Planning Provides a Vision for the Community Today – and What We want Our Community to Be in the Future
The Planning Office fosters reservation-wide strategic planning with tribal economic development, infrastructure systems development, and dedication of available resources for livability projects regarding community housing, roads, and tribal services.
Phone: 605-698-8215
Fax: 605-698-7054
Location: Tribal Administration Building – Quadrant A, 12554 BIA HWY 711, Agency Village, SD 57262
Planning and Economic Director - Matthew Thompson - 605-698-8218
The goal of planning is to maximize the health, safety, and economic well-being for all residents. This involves thinking about how we can move around our community, the businesses and attractions in our community, where we want to live, and opportunities for recreation. Most of all, planning helps create communities of lasting value. While architects often focus on a single building, a planner’s job is to work with residents and elected officials to guide the layout of an entire community or regions. Planners take a broad viewpoint and look at how the pieces of a community – buildings, roads, and parks – fit together like pieces of a puzzle. Planners then make recommendation on how the community should proceed. One of the greatest challenges for planners is to imagine what can and should happen to a community: how it should grow and change, and what is should offer residents 10, 15, or even 20 years into the future.

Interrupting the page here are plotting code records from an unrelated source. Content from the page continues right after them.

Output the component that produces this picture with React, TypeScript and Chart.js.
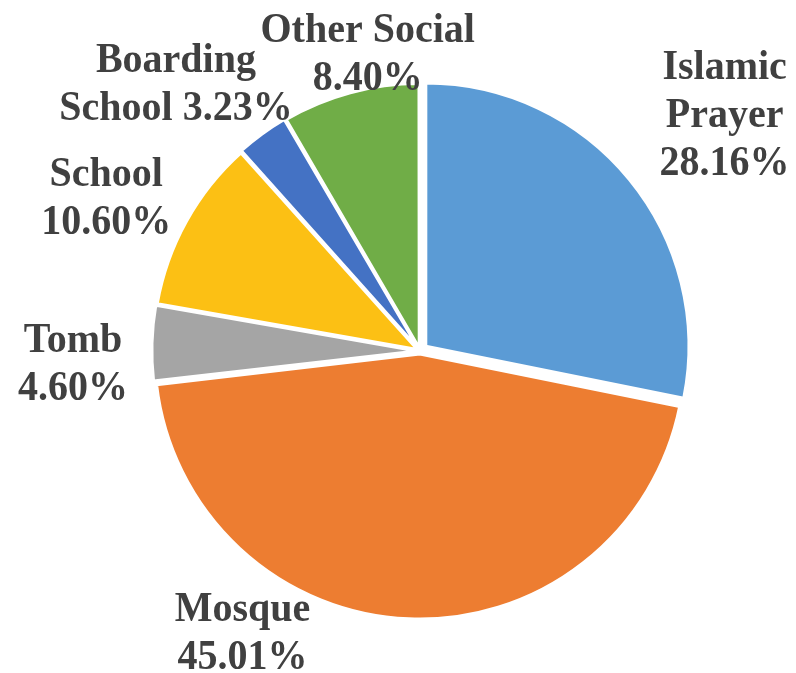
import React, { useEffect, useRef } from "react";
import { Chart, registerables } from "chart.js";

Chart.register(...registerables);

const categories = ["Islamic Prayer", "Mosque", "Tomb", "School", "Boarding School", "Other Social"];
const values = [28.16, 45.01, 4.6, 10.6, 3.23, 8.4];
const labelLines = [
  ["Islamic", "Prayer", "{v}"],
  ["Mosque", "{v}"],
  ["Tomb", "{v}"],
  ["School", "{v}"],
  ["Boarding", "School {v}"],
  ["Other Social", "{v}"],
];
const colors = ["#5B9BD5", "#ED7D31", "#A5A5A5", "#FCC014", "#4472C4", "#70AD47"];

// label layout relative to each slice: radial factor and angular shift (degrees)
const labelRadial = [1.47, 1.26, 1.32, 1.33, 1.38, 1.154];
const labelShift = [1.3, 30, -3.5, -2.8, -6.2, 5.2];

const FONT_SIZE = 40;
const LINE_H = 48;
const Y_STRETCH = 1.06;

const outsideLabels = {
  id: "outsideLabels",
  afterDatasetsDraw(chart: any) {
    const ctx = chart.ctx;
    const meta = chart.getDatasetMeta(0);
    ctx.save();
    ctx.font = `bold ${FONT_SIZE}px "Liberation Serif", "Times New Roman", serif`;
    ctx.fillStyle = "#404040";
    ctx.textAlign = "center";
    ctx.textBaseline = "alphabetic";
    meta.data.forEach((arc: any, i: number) => {
      const mid = (arc.startAngle + arc.endAngle) / 2 + (labelShift[i] * Math.PI) / 180;
      const r = arc.outerRadius * labelRadial[i];
      const x = arc.x + Math.cos(mid) * r;
      const y = arc.y + Math.sin(mid) * r;
      const lines = labelLines[i].map((l) => l.replace("{v}", values[i].toFixed(2) + "%"));
      const capMid = FONT_SIZE * 0.35;
      const firstBase = y - ((lines.length - 1) * LINE_H) / 2 + capMid;
      lines.forEach((line, j) => {
        ctx.save();
        ctx.translate(x, firstBase + j * LINE_H);
        ctx.scale(1, Y_STRETCH);
        ctx.fillText(line, 0, 0);
        ctx.restore();
      });
    });
    ctx.restore();
  },
};

export default function App() {
  const ref = useRef<HTMLCanvasElement | null>(null);
  useEffect(() => {
    if (!ref.current) return;
    const chart = new Chart(ref.current, {
      type: "pie",
      data: {
        labels: categories,
        datasets: [
          {
            data: values,
            backgroundColor: colors,
            borderColor: "#FFFFFF",
            borderWidth: 3,
            offset: [30, 12, 12, 12, 12, 12],
            radius: 263,
          } as any,
        ],
      },
      options: {
        responsive: false,
        animation: false,
        devicePixelRatio: 1,
        layout: { padding: { left: 44, right: 0, top: 29, bottom: 0 } },
        plugins: {
          legend: { display: false },
          tooltip: { enabled: false },
        },
        events: [],
      } as any,
      plugins: [outsideLabels],
    });
    return () => chart.destroy();
  }, []);
  return (
    <div style={{ position: "absolute", left: 0, top: 0, width: 796, height: 673, background: "#fff" }}>
      <canvas ref={ref} width={796} height={673} />
    </div>
  );
}
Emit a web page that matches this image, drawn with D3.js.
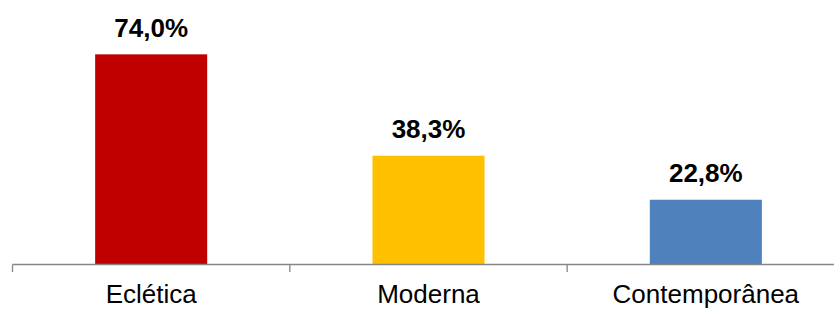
<!DOCTYPE html>
<html lang="pt">
<head>
  <meta charset="UTF-8">
  <title>Bar chart</title>
  <script src="https://d3js.org/d3.v7.min.js"></script>
  <style>
    body, html { margin: 0; padding: 0; background: #fff; }
    svg { display: block; }
    .value-label { font-family: "Liberation Sans", Arial, sans-serif; font-weight: bold; font-size: 26px; fill: #000; }
    .cat-label { font-family: "Liberation Sans", Arial, sans-serif; font-size: 26px; fill: #000; }
  </style>
</head>
<body>
  <svg id="chart" width="834" height="309"></svg>
  <script>
    const categories = ["Eclética", "Moderna", "Contemporânea"];
    const values = [74.0, 38.3, 22.8];
    const colors = ["#C00000", "#FFC000", "#4F81BD"];

    const width = 834, height = 309;
    const baseline = 264.5;
    const svg = d3.select("#chart");

    const x = d3.scaleBand()
      .domain(categories)
      .range([12.5, 844.5])
      .paddingInner(0.596)
      .paddingOuter(0.298);

    // 74% -> 210px tall
    const y = d3.scaleLinear()
      .domain([0, 80])
      .range([baseline, baseline - 80 * 2.84]);

    const fmt = v => v.toFixed(1).replace(".", ",") + "%";

    svg.selectAll(".bar")
      .data(values)
      .enter().append("rect")
      .attr("class", "bar")
      .attr("x", (d, i) => x(categories[i]))
      .attr("y", d => y(d))
      .attr("width", x.bandwidth())
      .attr("height", d => baseline - y(d))
      .attr("fill", (d, i) => colors[i]);

    // category axis with tick marks at band boundaries
    const step = x.step();
    const r = x.range();
    svg.append("line")
      .attr("x1", r[0]).attr("x2", r[1])
      .attr("y1", baseline).attr("y2", baseline)
      .attr("stroke", "#868686").attr("stroke-width", 1.3);
    const tickPos = d3.range(categories.length + 1).map(i => r[0] + i * step);
    svg.selectAll(".tick")
      .data(tickPos)
      .enter().append("line")
      .attr("x1", d => d).attr("x2", d => d)
      .attr("y1", baseline).attr("y2", baseline + 7.5)
      .attr("stroke", "#868686").attr("stroke-width", 1.3);

    svg.selectAll(".value-label")
      .data(values)
      .enter().append("text")
      .attr("class", "value-label")
      .attr("text-anchor", "middle")
      .attr("x", (d, i) => x(categories[i]) + x.bandwidth() / 2)
      .attr("y", d => y(d) - 17.3)
      .text(fmt);

    svg.selectAll(".cat-label")
      .data(categories)
      .enter().append("text")
      .attr("class", "cat-label")
      .attr("text-anchor", "middle")
      .attr("x", d => x(d) + x.bandwidth() / 2)
      .attr("y", 303.3)
      .text(d => d);
  </script>
</body>
</html>
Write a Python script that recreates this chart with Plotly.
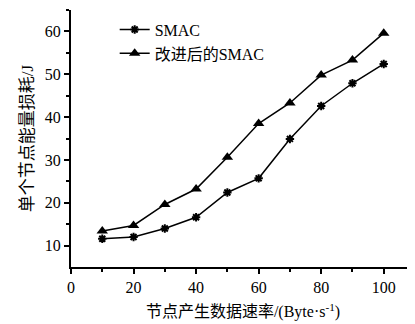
import plotly.graph_objects as go

rates = [10, 20, 30, 40, 50, 60, 70, 80, 90, 100]
smac = [11.6, 12.0, 14.0, 16.6, 22.4, 25.7, 34.9, 42.6, 47.9, 52.4]
smac_improved = [13.4, 14.7, 19.6, 23.2, 30.6, 38.5, 43.3, 49.8, 53.3, 59.6]
series_names = ["SMAC", "改进后的SMAC"]

font_fam = "Liberation Serif, Noto Sans CJK SC, serif"

fig = go.Figure()
fig.add_trace(go.Scatter(
    x=rates, y=smac, name=series_names[0], mode="lines+markers",
    line=dict(color="black", width=1.5),
    marker=dict(symbol="asterisk-open", size=7, color="black", line=dict(width=2, color="black")),
    legendgroup="a",
))
fig.add_trace(go.Scatter(
    x=rates, y=smac_improved, name=series_names[1], mode="lines+markers",
    line=dict(color="black", width=1.5),
    marker=dict(symbol="triangle-up", size=10, color="black"),
    legendgroup="b",
))

# page body has an 8px default margin, so the figure is offset by 8px
fig.update_layout(
    width=407, height=316,
    margin=dict(l=63, r=0, t=2, b=57),
    paper_bgcolor="white", plot_bgcolor="white",
    font=dict(family=font_fam, color="black", size=13),
    showlegend=True,
    legend=dict(
        x=0.127, y=0.99, xanchor="left", yanchor="top",
        bgcolor="rgba(0,0,0,0)", font=dict(size=16, family=font_fam),
        traceorder="grouped", tracegroupgap=0, itemwidth=30,
    ),
    xaxis=dict(
        range=[0, 110], tickvals=[0, 20, 40, 60, 80, 100],
        ticks="outside", ticklen=5, tickwidth=1.5, tickcolor="black",
        showline=True, linecolor="black", linewidth=2, showgrid=False, zeroline=False,
        minor=dict(tickvals=[10, 30, 50, 70, 90, 110], ticks="outside", ticklen=3, tickcolor="black", tickwidth=1.5),
        tickfont=dict(size=16, family=font_fam),
        title=dict(text="节点产生数据速率/(Byte·s<sup>-1</sup>)", font=dict(size=16, family=font_fam), standoff=11),
    ),
    yaxis=dict(
        range=[5, 65], tickvals=[10, 20, 30, 40, 50, 60],
        ticks="outside", ticklen=5, tickwidth=1.5, tickcolor="black",
        showline=True, linecolor="black", linewidth=2, showgrid=False, zeroline=False,
        minor=dict(tickvals=[15, 25, 35, 45, 55, 65], ticks="outside", ticklen=3, tickcolor="black", tickwidth=1.5),
        tickfont=dict(size=16, family=font_fam),
        title=dict(text="单个节点能量损耗/J", font=dict(size=17, family=font_fam), standoff=7),
    ),
)

fig.write_html("out.html")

~ American Planning Association
The SWO Tribal Chairman has supervisory authority of the Planning Director. Planning has a governing body called the Reservation Planning Commission (RPC) which includes an elected member from each of the seven districts. The RPC Chairman is the Tribal Council ex-officio serving as Tribal Council Liaison.
Project concepts, feasibility studies, costs, business plans, grant applications and priorities are presented as recommendations to Tribal Council approval, funding allocations, and necessary authorities for implementation. The Tribal Executives administer tribal programs and the 10 member Tribal Council (7 Districts Council people and 3 Executives) legislate, budget, and represent the tribal membership.